Focal length is the distance, in millimeters, between a lens's optical center and the camera sensor when focused at infinity. It tells you how wide or tight your field of view will be and how large subjects appear in the frame. -
2. How does focal length change my photos or videos?
Short focal lengths capture a wide view with more background and apparent depth, while long focal lengths give a narrow view, stronger background blur, and compressed perspective that makes distant objects look closer together. This affects composition, mood, and how viewers read your scene on any screen. -
3. Is 50mm really the same as what the human eye sees?
On a full-frame camera, a 50mm lens produces a perspective that feels natural and familiar, which is why it is often called a "standard" lens. However, the human eye has a much wider field of view, so 50mm only approximates how we perceive space rather than matching it exactly. -
4. What focal length is best for portraits and talking-head videos?

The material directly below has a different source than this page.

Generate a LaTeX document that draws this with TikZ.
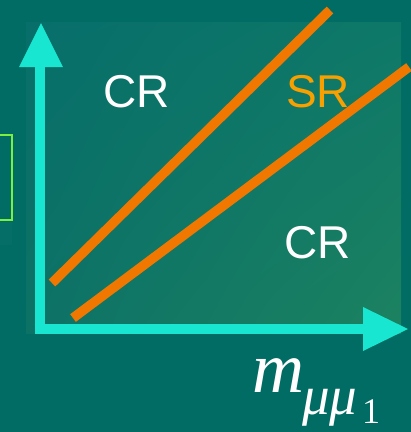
\documentclass[tikz,border=0pt]{standalone}
\usepackage{fontspec}
\usetikzlibrary{shadings}
\setmainfont{Liberation Serif}
\newfontfamily\lsans{Liberation Sans}
\definecolor{bgteal}{HTML}{006C64}
\definecolor{ulc}{HTML}{076E6A}
\definecolor{urc}{HTML}{0E7868}
\definecolor{llc}{HTML}{0D7266}
\definecolor{lrc}{HTML}{1C8260}
\definecolor{axiscol}{HTML}{18E6D0}
\definecolor{cutcol}{HTML}{F07800}
\definecolor{srcol}{HTML}{F8A000}
\definecolor{boxcol}{HTML}{7CF040}
\tikzset{
  axisline/.style={line width=10.5pt, draw=axiscol},
  axishead/.style={fill=axiscol, draw=none},
  cutline/.style={line width=9.5pt, draw=cutcol},
  region/.style={font=\lsans\fontsize{46}{46}\selectfont, inner sep=0pt},
}
\begin{document}
\begin{tikzpicture}[x=1pt,y=-1pt]
\useasboundingbox (0,0) rectangle (411,432);
\fill[bgteal] (0,0) rectangle (411,432);
% faint shadow under left box
\fill[bgteal!85!white, opacity=0.15] (0,222) rectangle (12,245);
% plot area
\shade[upper left=ulc, upper right=urc, lower left=llc, lower right=lrc] (26,22) rectangle (401,333);
% left green box (partly outside)
\draw[boxcol, line width=2pt] (-5,135) rectangle (11.5,220);
% coordinates
\coordinate (orig) at (40,329);
\coordinate (ytop) at (40,67);
\coordinate (xend) at (363,329);
\coordinate (l1a) at (52,283);
\coordinate (l1b) at (330,10);
\coordinate (l2a) at (73,318);
\coordinate (l2b) at (409,67);
% cut lines
\draw[cutline] (l1a) -- (l1b);
\draw[cutline] (l2a) -- (l2b);
% axes
\draw[axisline] (40,334) -- (ytop);
\draw[axisline] (34.5,329) -- (xend);
\fill[axishead] (19,67) -- (41,23) -- (63,67) -- cycle;
\fill[axishead] (363,307) -- (408,329) -- (363,351) -- cycle;
% labels
\node[region, text=white] (cr1) at (137,92) {CR};
\node[region, text=srcol] (sr) at (318,92) {SR};
\node[region, text=white] (cr2) at (318,243) {CR};
\node[anchor=base west, inner sep=0pt, text=white] (mlab) at (252,392)
  {\fontsize{72}{72}\selectfont\itshape m};
\node[anchor=base west, inner sep=0pt, text=white] (mu) at (302,414)
  {\fontsize{55}{55}\selectfont\itshape μμ};
\node[anchor=base west, inner sep=0pt, text=white] (one) at (362,423)
  {\fontsize{36}{36}\selectfont 1};
\end{tikzpicture}
\end{document}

On full-frame cameras, focal lengths around 50–135mm are popular for portraits and interviews because they give flattering perspective and pleasing background blur. On crop-sensor bodies, slightly shorter lenses (around 35–85mm) deliver a similar look once you account for the crop factor. -
5. Does focal length affect camera shake and video stability?
Yes. Longer focal lengths magnify any movement, so small hand shakes or vibrations become more obvious, especially in video and after compression on streaming platforms. Using a faster shutter speed, image stabilization, or support equipment like a tripod or gimbal helps keep long-lens footage steady.